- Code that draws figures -
--- BEGIN ---

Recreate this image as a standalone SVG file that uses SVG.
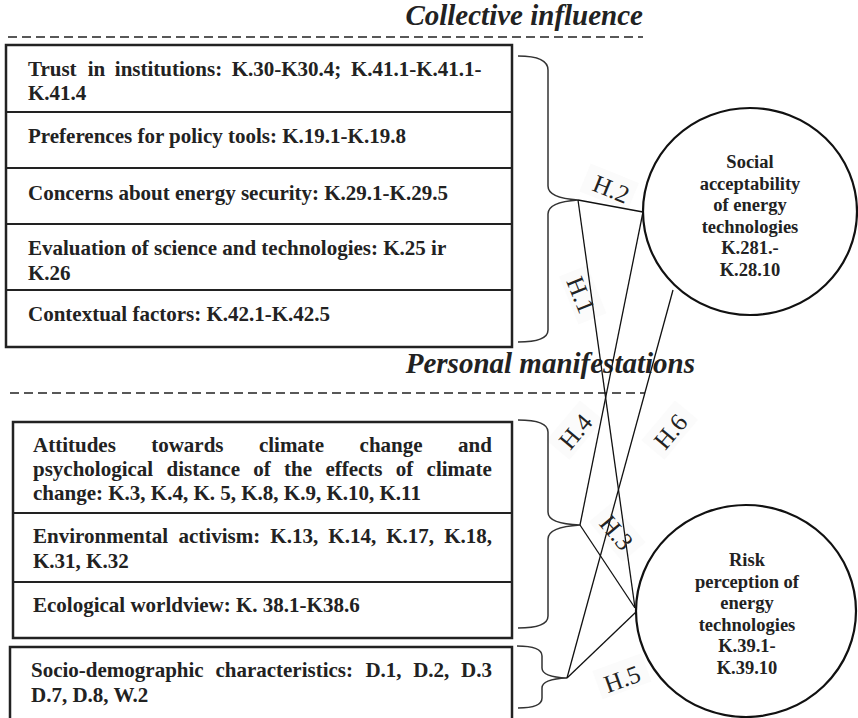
<svg xmlns="http://www.w3.org/2000/svg" width="858" height="718" viewBox="0 0 858 718">
<style>
.t{font-family:"Liberation Serif","Times New Roman",serif;font-weight:bold;font-size:21px;fill:#222}
.c{font-family:"Liberation Serif","Times New Roman",serif;font-weight:bold;font-size:18.5px;fill:#222;text-anchor:middle}
.h{font-family:"Liberation Serif","Times New Roman",serif;font-size:25px;fill:#222;text-anchor:middle}
.ttl{font-family:"Liberation Serif","Times New Roman",serif;font-weight:bold;font-style:italic;font-size:29px;fill:#222;text-anchor:end}
.box{fill:none;stroke:#222;stroke-width:2.5}
.div{stroke:#222;stroke-width:2}
.dash{stroke:#222;stroke-width:1.6;stroke-dasharray:9 5;fill:none}
.brace{fill:none;stroke:#333;stroke-width:1.5}
.ln{stroke:#111;stroke-width:1.3;fill:none}
.circ{fill:#fff;stroke:#111;stroke-width:2.2}
.lbg{fill:#fbfbfb}
</style>
<rect width="858" height="718" fill="#fff"/>

<g id="titles">
<text class="ttl" x="643" y="25">Collective influence</text>
<line class="dash" x1="8" y1="37" x2="643" y2="37"/>
<text class="ttl" x="695" y="373">Personal manifestations</text>
<line class="dash" x1="10" y1="393" x2="645" y2="393"/>
</g>

<g id="label-bg">
<rect class="lbg" x="-26" y="-18" width="52" height="30" transform="translate(608,190) rotate(22)"/>
<rect class="lbg" x="-26" y="-18" width="52" height="30" transform="translate(580,296) rotate(68)"/>
<rect class="lbg" x="-26" y="-18" width="52" height="30" transform="translate(577,432) rotate(-50)"/>
<rect class="lbg" x="-26" y="-18" width="52" height="30" transform="translate(672,432) rotate(-50)"/>
<rect class="lbg" x="-26" y="-18" width="52" height="30" transform="translate(615,534) rotate(50)"/>
<rect class="lbg" x="-26" y="-18" width="52" height="30" transform="translate(623,679) rotate(-20)"/>
</g>

<g id="collective-box">
<rect class="box" x="6" y="45" width="506" height="302"/>
<line class="div" x1="6" y1="112" x2="512" y2="112"/>
<line class="div" x1="6" y1="168" x2="512" y2="168"/>
<line class="div" x1="6" y1="224" x2="512" y2="224"/>
<line class="div" x1="6" y1="290" x2="512" y2="290"/>
</g>
<g id="trust">
<text class="t" y="76"><tspan x="28">Trust</tspan><tspan x="87.7">in</tspan><tspan x="114.8">institutions:</tspan><tspan x="231.7">K.30-K30.4;</tspan><tspan x="350.9">K.41.1-K.41.1-</tspan></text>
<text class="t" x="28" y="100">K.41.4</text>
</g>
<g id="preferences">
<text class="t" x="28" y="143">Preferences for policy tools: K.19.1-K.19.8</text>
</g>
<g id="concerns">
<text class="t" x="28" y="200">Concerns about energy security: K.29.1-K.29.5</text>
</g>
<g id="evaluation">
<text class="t" x="28" y="255">Evaluation of science and technologies: K.25 ir</text>
<text class="t" x="28" y="280">K.26</text>
</g>
<g id="contextual">
<text class="t" x="28" y="321">Contextual factors: K.42.1-K.42.5</text>
</g>

<g id="personal-box">
<rect class="box" x="13" y="422" width="499" height="216"/>
<line class="div" x1="13" y1="513" x2="512" y2="513"/>
<line class="div" x1="13" y1="582" x2="512" y2="582"/>
</g>
<g id="attitudes">
<text class="t" y="452"><tspan x="33">Attitudes</tspan><tspan x="151.2">towards</tspan><tspan x="258.9">climate</tspan><tspan x="359.6">change</tspan><tspan x="458">and</tspan></text>
<text class="t" y="476"><tspan x="33">psychological</tspan><tspan x="166.5">distance</tspan><tspan x="253.3">of</tspan><tspan x="284.1">the</tspan><tspan x="325.4">effects</tspan><tspan x="395.8">of</tspan><tspan x="426.6">climate</tspan></text>
<text class="t" x="33" y="500">change: K.3, K.4, K. 5, K.8, K.9, K.10, K.11</text>
</g>
<g id="activism">
<text class="t" y="543"><tspan x="33">Environmental</tspan><tspan x="178.5">activism:</tspan><tspan x="270.3">K.13,</tspan><tspan x="328.3">K.14,</tspan><tspan x="386.2">K.17,</tspan><tspan x="444.2">K.18,</tspan></text>
<text class="t" x="33" y="568">K.31, K.32</text>
</g>
<g id="worldview">
<text class="t" x="33" y="612">Ecological worldview: K. 38.1-K38.6</text>
</g>

<g id="sociodemographic">
<rect class="box" x="10" y="647" width="502" height="80"/>
<text class="t" y="677"><tspan x="31">Socio-demographic</tspan><tspan x="215.4">characteristics:</tspan><tspan x="365.4">D.1,</tspan><tspan x="413.2">D.2,</tspan><tspan x="461.1">D.3</tspan></text>
<text class="t" x="31" y="702">D.7, D.8, W.2</text>
</g>

<g id="connectors">
<path class="brace" d="M518,56 Q548,56 548,70 L548,186 Q548,198 578,200 Q548,202 548,214 L548,330 Q548,342 518,342"/>
<path class="brace" d="M518,420 Q548,420 548,432 L548,512 Q548,524 580,525 Q548,527 548,539 L548,616 Q548,628 518,628"/>
<path class="brace" d="M517,646 Q542,646 542,656 L542,668 Q542,677 567,678 Q542,679 542,688 L542,698 Q542,708 518,708"/>
<line class="ln" x1="578" y1="200" x2="643" y2="212"/>
<line class="ln" x1="578" y1="200" x2="635" y2="608"/>
<line class="ln" x1="580" y1="525" x2="643" y2="212"/>
<line class="ln" x1="580" y1="525" x2="635" y2="608"/>
<line class="ln" x1="567" y1="678" x2="673" y2="290"/>
<line class="ln" x1="567" y1="678" x2="636" y2="612"/>
</g>

<g id="labels">
<text class="h" transform="translate(608,197) rotate(22)">H.2</text>
<text class="h" transform="translate(573,298) rotate(68)">H.1</text>
<text class="h" transform="translate(582,437) rotate(-50)">H.4</text>
<text class="h" transform="translate(677,437) rotate(-50)">H.6</text>
<text class="h" transform="translate(610,538) rotate(50)">H.3</text>
<text class="h" transform="translate(625,687) rotate(-20)">H.5</text>
</g>

<g id="social-acceptability">
<ellipse class="circ" cx="750" cy="211.5" rx="107" ry="103.5"/>
<text class="c" x="750" y="168">Social</text>
<text class="c" x="750" y="190">acceptability</text>
<text class="c" x="750" y="211">of energy</text>
<text class="c" x="750" y="233">technologies</text>
<text class="c" x="750" y="254">K.281.-</text>
<text class="c" x="750" y="276">K.28.10</text>
</g>

<g id="risk-perception">
<ellipse class="circ" cx="746" cy="611" rx="110" ry="106"/>
<text class="c" x="747" y="566">Risk</text>
<text class="c" x="747" y="588">perception of</text>
<text class="c" x="747" y="609">energy</text>
<text class="c" x="747" y="631">technologies</text>
<text class="c" x="747" y="652">K.39.1-</text>
<text class="c" x="747" y="674">K.39.10</text>
</g>
</svg>
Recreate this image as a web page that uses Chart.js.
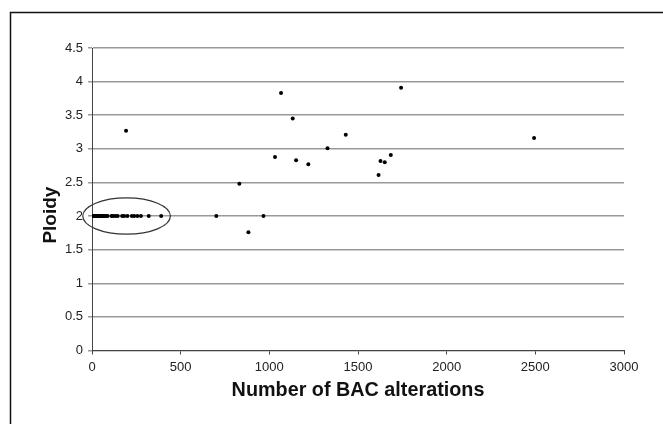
<!DOCTYPE html>
<html>
<head>
<meta charset="utf-8">
<script src="https://cdn.jsdelivr.net/npm/chart.js@4"></script>
<style>
  html, body { margin: 0; padding: 0; background: #fff; }
  #wrap { width: 663px; height: 424px; }
</style>
</head>
<body>
<div id="wrap"><canvas id="scatter" width="663" height="424"></canvas></div>
<script>
/**
 * Ploidy vs number of BAC alterations (scatter)
 */

// Values
const bacAlterations = [
  0, 3, 6, 10, 14, 18, 22, 27, 32, 38, 44, 50, 57, 64, 72, 80, 88,
  110, 120, 132, 145, 170, 182, 200, 225, 238, 256, 276, 320, 390,
  192, 701, 831, 882, 967, 1032, 1066, 1132, 1151, 1220, 1328, 1431,
  1616, 1627, 1651, 1685, 1743, 2493
];
const ploidy = [
  2, 2, 2, 2, 2, 2, 2, 2, 2, 2, 2, 2, 2, 2, 2, 2, 2,
  2, 2, 2, 2, 2, 2, 2, 2, 2, 2, 2, 2, 2,
  3.27, 2, 2.48, 1.76, 2, 2.88, 3.83, 3.45, 2.83, 2.77, 3.01, 3.21,
  2.61, 2.82, 2.80, 2.91, 3.91, 3.16
];

const xTickValues = [0, 500, 1000, 1500, 2000, 2500, 3000];
const xTickLabels = ['0', '500', '1000', '1500', '2000', '2500', '3000'];
const yTickValues = [0, 0.5, 1, 1.5, 2, 2.5, 3, 3.5, 4, 4.5];
const yTickLabels = ['0', '0.5', '1', '1.5', '2', '2.5', '3', '3.5', '4', '4.5'];

// circled cluster: centre and radii in data units
const clusterCentre = [195, 2];
const clusterRadii = [247, 0.27];

const FONT = "'Liberation Sans', Arial, sans-serif";

/** Ellipse round the low-alteration cluster, placed through the scales */
const clusterRing = {
  id: 'clusterRing',
  afterDatasetsDraw(chart) {
    const { ctx, scales: { x, y } } = chart;
    const cx = x.getPixelForValue(clusterCentre[0]);
    const cy = y.getPixelForValue(clusterCentre[1]);
    const rx = x.getPixelForValue(clusterCentre[0] + clusterRadii[0]) - cx;
    const ry = cy - y.getPixelForValue(clusterCentre[1] + clusterRadii[1]);
    ctx.save();
    ctx.beginPath();
    ctx.ellipse(cx, cy, rx, ry, 0, 0, Math.PI * 2);
    ctx.strokeStyle = '#333';
    ctx.lineWidth = 1.2;
    ctx.stroke();
    ctx.restore();
  },
};

/** Frame lines on top and left of the picture */
const frame = {
  id: 'frame',
  afterDraw(chart) {
    const { ctx, width, height } = chart;
    ctx.save();
    ctx.strokeStyle = '#111';
    ctx.lineWidth = 1.5;
    ctx.beginPath();
    ctx.moveTo(10.5, height);
    ctx.lineTo(10.5, 12.5);
    ctx.lineTo(width, 12.5);
    ctx.stroke();
    ctx.restore();
  },
};

new Chart(document.getElementById('scatter'), {
  type: 'scatter',
  data: {
    datasets: [{
      data: bacAlterations.map((v, i) => ({ x: v, y: ploidy[i] })),
      backgroundColor: '#000',
      borderWidth: 0,
      pointRadius: 2,
      pointHoverRadius: 2,
    }],
  },
  options: {
    responsive: false,
    animation: false,
    events: [],
    layout: { padding: { top: 48, right: 39, left: 0, bottom: 0 } },
    plugins: { legend: { display: false }, tooltip: { enabled: false } },
    scales: {
      x: {
        type: 'linear',
        min: 0,
        max: 3000,
        afterFit: (s) => { s.height = 73.5; },
        afterBuildTicks: (s) => { s.ticks = xTickValues.map((v) => ({ value: v })); },
        ticks: {
          callback: (v) => xTickLabels[xTickValues.indexOf(v)],
          color: '#222',
          font: { family: FONT, size: 13 },
          padding: 5,
          maxRotation: 0,
        },
        grid: { drawOnChartArea: false, drawTicks: true, tickLength: 4, color: '#444', lineWidth: 1 },
        border: { color: '#444', width: 1 },
        title: {
          display: true,
          text: 'Number of BAC alterations',
          color: '#111',
          font: { family: FONT, size: 19.8, weight: 'bold', lineHeight: 1.2 },
          padding: { top: 0, bottom: 22 },
        },
      },
      y: {
        type: 'linear',
        min: 0,
        max: 4.5,
        afterFit: (s) => { s.width = 92; },
        afterBuildTicks: (s) => { s.ticks = yTickValues.map((v) => ({ value: v })); },
        ticks: {
          callback: (v) => yTickLabels[yTickValues.indexOf(v)],
          color: '#222',
          font: { family: FONT, size: 13 },
          padding: 5,
        },
        grid: { color: '#999', lineWidth: 1.5, drawTicks: true, tickLength: 4 },
        border: { color: '#444', width: 1 },
        title: {
          display: true,
          // trailing spaces push the word lower, as in the reference
          text: 'Ploidy      ',
          color: '#111',
          font: { family: FONT, size: 19, weight: 'bold', lineHeight: 1.2 },
          padding: { top: 39, bottom: 0 },
        },
      },
    },
  },
  plugins: [clusterRing, frame],
});
</script>
</body>
</html>
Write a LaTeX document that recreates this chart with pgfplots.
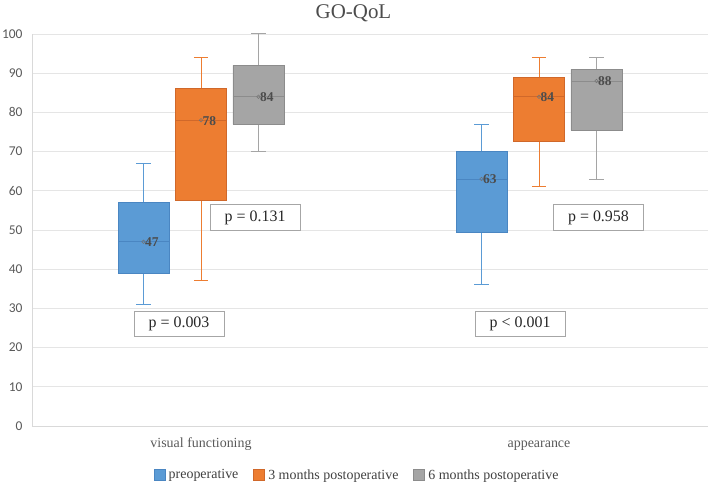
\documentclass[border=0pt]{standalone}
\usepackage{fontspec}
\setmainfont{Liberation Serif}
\newfontfamily\calibri{Carlito}
\usepackage{pgfplots}
\pgfplotsset{compat=1.18}
\definecolor{cblue}{HTML}{5B9BD5}
\definecolor{cbluedk}{HTML}{4A86C2}
\definecolor{corange}{HTML}{ED7D31}
\definecolor{corangedk}{HTML}{D0682A}
\definecolor{cgray}{HTML}{A5A5A5}
\definecolor{cgraydk}{HTML}{8C8C8C}
\definecolor{txt}{HTML}{595959}
\begin{document}
\begin{tikzpicture}
\useasboundingbox (-32bp,-59bp) rectangle (677bp,426bp);
\begin{axis}[
  at={(0,0)}, anchor=south west,
  scale only axis, width=676bp, height=392bp,
  xmin=-0.5, xmax=1.5, ymin=0, ymax=100,
  ytick={0,10,...,100},
  xtick={0,1}, xticklabels={visual functioning, appearance},
  ymajorgrids, grid style={black!10, line width=0.8pt},
  axis x line*=bottom, axis y line*=left,
  axis line style={black!15, line width=0.8pt},
  major tick length=0pt,
  clip=false,
  unbounded coords=jump,
  /pgf/number format/assume math mode=true,
  yticklabel style={font=\calibri\fontsize{13.5}{15}\selectfont, text=txt, xshift=-6bp},
  xticklabel style={font=\fontsize{14}{16}\selectfont, text=txt, anchor=base, yshift=-21bp},
  title={GO-QoL},
  title style={at={(0.4756,1)}, anchor=base, yshift=10bp, font=\fontsize{21}{24}\selectfont, text=black!70},
  legend style={at={(0.481,0)}, anchor=center, yshift=-49bp, draw=none, font=\fontsize{14}{16}\selectfont, text=black!75,
    /tikz/every even column/.append style={column sep=13bp},
    /tikz/every odd column/.append style={column sep=1.5bp}},
  legend columns=3,
  legend image code/.code={\draw[#1] (0bp,-5.5bp) rectangle (11bp,5.5bp);},
]
\addlegendimage{fill=cblue, draw=cbluedk}
\addlegendentry{preoperative}
\addlegendimage{fill=corange, draw=corangedk}
\addlegendentry{3 months postoperative}
\addlegendimage{fill=cgray, draw=cgraydk}
\addlegendentry{6 months postoperative}

% ---- whiskers (lower/upper with caps) ----
% preoperative: visual functioning (x=-0.17): 31,39,47,57,67 ; appearance (x=0.83): 36,49.5,63,70,77
\addplot[forget plot, draw=cblue, line width=1pt] coordinates {
 (-0.17,57) (-0.17,67) (nan,nan) (-0.191,67) (-0.149,67) (nan,nan)
 (-0.17,39) (-0.17,31) (nan,nan) (-0.191,31) (-0.149,31) (nan,nan)
 (0.83,70) (0.83,77) (nan,nan) (0.809,77) (0.851,77) (nan,nan)
 (0.83,49.5) (0.83,36) (nan,nan) (0.809,36) (0.851,36)};
% 3 months: vf (x=0): 37,57.5,78,86,94 ; app (x=1): 61,72.5,84,89,94
\addplot[forget plot, draw=corange, line width=1pt] coordinates {
 (0,86) (0,94) (nan,nan) (-0.021,94) (0.021,94) (nan,nan)
 (0,57.5) (0,37) (nan,nan) (-0.021,37) (0.021,37) (nan,nan)
 (1,89) (1,94) (nan,nan) (0.979,94) (1.021,94) (nan,nan)
 (1,72.5) (1,61) (nan,nan) (0.979,61) (1.021,61)};
% 6 months: vf (x=0.17): 70,77,84,92,100 ; app (x=1.17): 63,75.5,88,91,94
\addplot[forget plot, draw=cgray, line width=1pt] coordinates {
 (0.17,92) (0.17,100) (nan,nan) (0.149,100) (0.191,100) (nan,nan)
 (0.17,77) (0.17,70) (nan,nan) (0.149,70) (0.191,70) (nan,nan)
 (1.17,91) (1.17,94) (nan,nan) (1.149,94) (1.191,94) (nan,nan)
 (1.17,75.5) (1.17,63) (nan,nan) (1.149,63) (1.191,63)};

% ---- boxes (lower quartile to upper quartile) ----
\addplot[forget plot, fill=cblue, draw=cbluedk, line width=0.8pt] coordinates {(-0.2455,39) (-0.0945,39) (-0.0945,57) (-0.2455,57) (-0.2455,39)};
\addplot[forget plot, fill=cblue, draw=cbluedk, line width=0.8pt] coordinates {(0.7545,49.5) (0.9055,49.5) (0.9055,70) (0.7545,70) (0.7545,49.5)};
\addplot[forget plot, fill=corange, draw=corangedk, line width=0.8pt] coordinates {(-0.0755,57.5) (0.0755,57.5) (0.0755,86) (-0.0755,86) (-0.0755,57.5)};
\addplot[forget plot, fill=corange, draw=corangedk, line width=0.8pt] coordinates {(0.9245,72.5) (1.0755,72.5) (1.0755,89) (0.9245,89) (0.9245,72.5)};
\addplot[forget plot, fill=cgray, draw=cgraydk, line width=0.8pt] coordinates {(0.0945,77) (0.2455,77) (0.2455,92) (0.0945,92) (0.0945,77)};
\addplot[forget plot, fill=cgray, draw=cgraydk, line width=0.8pt] coordinates {(1.0945,75.5) (1.2455,75.5) (1.2455,91) (1.0945,91) (1.0945,75.5)};

% ---- median lines ----
\addplot[forget plot, draw=cbluedk, line width=0.6pt] coordinates {(-0.2455,47) (-0.0945,47) (nan,nan) (0.7545,63) (0.9055,63)};
\addplot[forget plot, draw=corangedk, line width=0.6pt] coordinates {(-0.0755,78) (0.0755,78) (nan,nan) (0.9245,84) (1.0755,84)};
\addplot[forget plot, draw=cgraydk, line width=0.6pt] coordinates {(0.0945,84) (0.2455,84) (nan,nan) (1.0945,88) (1.2455,88)};

% ---- median markers with labels ----
\addplot[forget plot, only marks, mark=o, mark size=1.8bp, mark options={draw=black!55, line width=0.5pt},
  nodes near coords, point meta=y,
  nodes near coords style={anchor=west, xshift=-2bp, yshift=-0.5bp, font=\bfseries\fontsize{13.5}{15}\selectfont, text=black!70}]
  coordinates {(-0.17,47) (0,78) (0.17,84) (0.83,63) (1,84) (1.17,88)};

\node[draw=black!35, fill=white, minimum width=90bp, minimum height=25bp, font=\fontsize{16}{18}\selectfont, text=black!85] at (axis cs:-0.065,26) {p = 0.003};
\node[draw=black!35, fill=white, minimum width=90bp, minimum height=25bp, font=\fontsize{16}{18}\selectfont, text=black!85] at (axis cs:0.944,26) {p < 0.001};
\node[draw=black!35, fill=white, minimum width=90bp, minimum height=26bp, font=\fontsize{16}{18}\selectfont, text=black!85] at (axis cs:0.160,53.2) {p = 0.131};
\node[draw=black!35, fill=white, minimum width=90bp, minimum height=26bp, font=\fontsize{16}{18}\selectfont, text=black!85] at (axis cs:1.176,53.2) {p = 0.958};
\end{axis}
\end{tikzpicture}
\end{document}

--- END ---

- Set problem -
Find each line that has the word "standalone", then copy it out.

- Reply to the task -
Recreate this image as a standalone SVG file that uses SVG.
\documentclass[border=0pt]{standalone}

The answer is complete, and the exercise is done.